I am sure that there are some deep life lessons in this phenomenon but I am not a philosopher. I do see some investing and valuation lessons in snowmen and shovels. After all, you can divide the world of active investors into two broad camps: growth investors and value investors. Consider the extremes in each camp. Extreme growth investors (you know the ones.. they go for momentum, love IPOs and are dazzled by high growth) remind me of the happy children, looking at snow and seeing snowmen, whereas extreme value investors (and you also know these ones.. they love net net investing and read Ben Graham's Security Analysis for inspiration) more closely resemble the snow-shoveling parents. Each group views the other with disdain. Extreme value investors consider growth investors to be dilettantes, unserious and unwilling to grow up, who see the world through rose-colored lens. Extreme growth investors view value investors as boring, stuck-in-the-mud pessimists, who see only the dark side of things.
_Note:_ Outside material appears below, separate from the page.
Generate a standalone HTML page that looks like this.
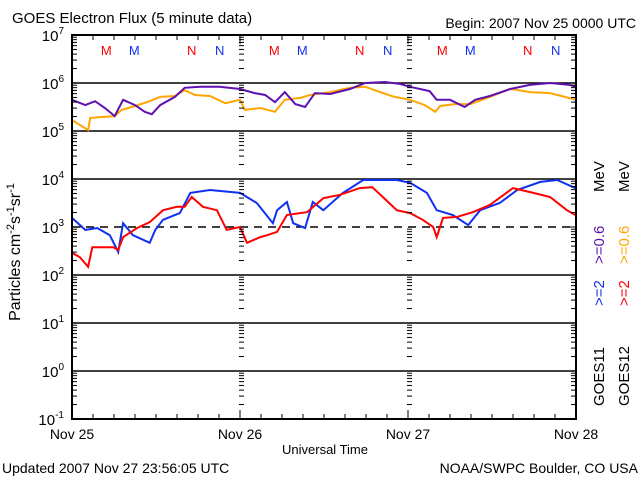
<!DOCTYPE html>
<html><head><meta charset="utf-8"><style>
html,body{margin:0;padding:0;background:#fff;}
svg{display:block;font-family:"Liberation Sans",sans-serif;}
</style></head><body>
<svg id="chart" width="640" height="480" viewBox="0 0 640 480" xmlns="http://www.w3.org/2000/svg">
<rect width="640" height="480" fill="#fff"/>
<text x="12" y="23" font-size="15">GOES Electron Flux (5 minute data)</text>
<text x="636" y="28" font-size="14" text-anchor="end">Begin: 2007 Nov 25 0000 UTC</text>
<text transform="translate(20,252) rotate(-90)" font-size="16" text-anchor="middle">Particles cm<tspan dy="-6" font-size="11">-2</tspan><tspan dy="6">s</tspan><tspan dy="-6" font-size="11">-1</tspan><tspan dy="6">sr</tspan><tspan dy="-6" font-size="11">-1</tspan></text>
<text x="325" y="454" font-size="13" text-anchor="middle">Universal Time</text>
<text x="2" y="473" font-size="14">Updated 2007 Nov 27 23:56:05 UTC</text>
<text x="638" y="473" font-size="14" text-anchor="end">NOAA/SWPC Boulder, CO USA</text>
<g id="grid"></g><g id="series"></g><g id="axes"></g><g id="labels"></g>
<g font-size="15">
<text transform="translate(604,406) rotate(-90)">GOES11</text>
<text transform="translate(604,306) rotate(-90)" fill="#1030f0">&gt;=2</text>
<text transform="translate(604,264) rotate(-90)" fill="#6010b0">&gt;=0.6</text>
<text transform="translate(604,192) rotate(-90)">MeV</text>
<text transform="translate(629,406) rotate(-90)">GOES12</text>
<text transform="translate(629,306) rotate(-90)" fill="#ff0000">&gt;=2</text>
<text transform="translate(629,264) rotate(-90)" fill="#ffa500">&gt;=0.6</text>
<text transform="translate(629,192) rotate(-90)">MeV</text>
</g>
</svg>
<script>
const dayLabels = ["Nov 25","Nov 26","Nov 27","Nov 28"];
const decadeExponents = [7,6,5,4,3,2,1,0,-1];
const markerLabels = ["M","M","N","N"];
const markerHours = [4.9,8.9,17.1,21.1];
const g11p6Hours = [0,1.9,3.3,4.7,6.1,7.3,9,10.4,11.4,12.6,14.7,16.1,18.3,21.1,24,26.1,27.6,29,30.4,31.9,33.3,34.7,36.9,39.7,41.9,44.7,46.9,48.3,51.1,52.1,54,56.1,57.6,59.7,62.6,65.4,68.3,71.1,72];
const g11p6Log = [5.65,5.54,5.62,5.48,5.31,5.65,5.54,5.40,5.35,5.54,5.71,5.90,5.92,5.92,5.875,5.79,5.75,5.60,5.81,5.56,5.50,5.79,5.77,5.875,6.0,6.02,5.98,5.92,5.83,5.65,5.65,5.50,5.65,5.73,5.875,5.96,6.0,5.96,5.92];
const g12p6Hours = [0,1.1,2.3,2.6,4,6.1,7.1,9,11.1,12.6,14.7,16.1,17.6,19.7,21.9,24,24.7,26.9,29,30.4,32.6,34,36.9,39.7,41.9,44,46.1,48.3,50.4,51.9,52.6,54.7,56.9,59.7,62.6,65.4,68.3,70.4,72];
const g12p6Log = [5.23,5.13,5.02,5.27,5.29,5.31,5.44,5.52,5.62,5.71,5.73,5.85,5.75,5.73,5.58,5.65,5.44,5.48,5.40,5.65,5.69,5.75,5.81,5.90,5.92,5.81,5.71,5.65,5.54,5.40,5.52,5.56,5.56,5.71,5.88,5.81,5.79,5.71,5.65];
const g11e2Hours = [0,1.9,3.6,5.4,6.6,7.3,8.7,11.1,11.9,13,15.4,16.9,19.7,24,26.4,28.7,29.3,30.7,31.6,33.3,34.4,35.9,38.7,41.6,46.4,48.3,50.7,52.1,54.4,56.6,58.3,61.1,63.6,66.9,69.3,71.9];
const g11e2Log = [3.19,2.94,2.98,2.83,2.48,3.08,2.83,2.67,2.94,3.15,3.29,3.71,3.77,3.71,3.50,3.08,3.35,3.52,3.08,2.98,3.52,3.35,3.71,3.98,3.98,3.92,3.71,3.35,3.25,3.04,3.35,3.50,3.77,3.94,3.98,3.81];
const g12e2Hours = [0,1.1,2.3,2.9,5.9,6.6,7.3,9.3,11.1,13,15,16.1,17.1,18.7,20.7,22.1,24,25,26.9,27.9,29.3,30.7,33.6,35.1,35.9,38.3,41.1,42.9,44.4,46.4,48.3,50.1,51.6,52.1,53,55,57.3,59.7,63,65.9,68.3,70.7,71.9];
const g12e2Log = [2.46,2.375,2.17,2.58,2.58,2.52,2.79,2.98,3.10,3.35,3.42,3.42,3.625,3.42,3.35,2.94,3.0,2.67,2.79,2.83,2.90,3.25,3.31,3.50,3.60,3.67,3.81,3.83,3.625,3.35,3.29,3.15,3.0,2.79,3.19,3.21,3.31,3.46,3.81,3.71,3.625,3.35,3.25];

const NS="http://www.w3.org/2000/svg";
const L=72,R=576,T=35,B=419,HOURS=72;
function xS(h){return L+(R-L)*h/HOURS;}
function yS(lg){return T+(7-lg)*(B-T)/8;}
function mk(tag,attrs,parent){const e=document.createElementNS(NS,tag);for(const k in attrs)e.setAttribute(k,attrs[k]);parent.appendChild(e);return e;}
const grid=document.getElementById('grid'),axes=document.getElementById('axes'),labels=document.getElementById('labels'),series=document.getElementById('series');

decadeExponents.forEach(ex=>{
  if(ex===7||ex===-1)return;
  const y=yS(ex);
  const ln=mk('line',{x1:L,x2:R,y1:y,y2:y,stroke:'#000','stroke-width':1.5},grid);
  if(ex===3)ln.setAttribute('stroke-dasharray','8,6');
  
  
});
decadeExponents.forEach(ex=>{
  const t=mk('text',{x:64,y:yS(ex)+6,'font-size':15,'text-anchor':'end'},labels);
  
  
  t.textContent='10';
  const s=mk('tspan',{dy:-7,'font-size':10},t);s.textContent=String(ex);
});
const tickX=[[L,1],[R,-1],[xS(24),0],[xS(48),0]];
for(let ex=-1;ex<7;ex++){
  for(let m=1;m<=10;m++){
    const y=yS(ex+Math.log10(m));
    const len=(m===1||m===10)?9:5;
    tickX.forEach(([x,d])=>{
      if(d===0){ if(m>1&&m<10) mk('line',{x1:x-1,x2:x+4,y1:y,y2:y,stroke:'#000','stroke-width':1},axes);}
      else mk('line',{x1:x,x2:x+d*len,y1:y,y2:y,stroke:'#000','stroke-width':1},axes);
    });
  }
}
for(let h=0;h<=HOURS;h+=3){
  const x=xS(h),len=(h%24===0)?9:5;
  mk('line',{x1:x,x2:x,y1:B,y2:B-len,stroke:'#000','stroke-width':1},axes);
  mk('line',{x1:x,x2:x,y1:T,y2:T+len,stroke:'#000','stroke-width':1},axes);
}
const fr=mk('rect',{x:L,y:T,width:R-L,height:B-T,fill:'none',stroke:'#000','stroke-width':2},axes);


dayLabels.forEach((d,i)=>{
  const t=mk('text',{x:xS(i*24),y:439,'font-size':14,'text-anchor':'middle'},labels);
  
  
  t.textContent=d;
});
for(let day=0;day<3;day++){
  markerHours.forEach((h,i)=>{
    const t=mk('text',{x:xS(day*24+h),y:55,'font-size':13,'text-anchor':'middle',fill:(i%2===0)?'#ff0000':'#1030f0'},labels);
    
    
    t.textContent=markerLabels[i];
  });
}
function draw(hours,vals,color,name){
  let d='';
  for(let i=0;i<hours.length;i++){
    const x=xS(hours[i]).toFixed(1),y=yS(vals[i]).toFixed(1);
    d+=(i===0?'M':'L')+x+','+y;
  }
  const p=mk('path',{d:d,fill:'none',stroke:color,'stroke-width':2,'stroke-linejoin':'miter'},series);
  
  
}
draw(g12p6Hours,g12p6Log,'#ffa500','series-goes12-0.6mev');
draw(g11p6Hours,g11p6Log,'#6010b0','series-goes11-0.6mev');
draw(g11e2Hours,g11e2Log,'#1030f0','series-goes11-2mev');
draw(g12e2Hours,g12e2Log,'#ff0000','series-goes12-2mev');
</script>
</body></html>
So, which side is right? I think both sides are right and both are wrong. While each side sees a portion of reality, each side is also missing a piece of the real world. While the value investing group is right in its view that most growth companies will not make it through the challenges of the real world, the growth investing group is also right in its view that some of these growth companies will be the big winners of the future. By staying dogmatic, both groups open themselves to significant investing/valuation mistakes. A growth investor who closes his eyes to the very real likelihood that a growth company will not survive will over value that company. By the same token, a value investor who insists on incorporating only the worst case scenarios, estimates cash flows “conservatively” and then applies a huge “margin of safety” before investing will never find growth companies to be bargains.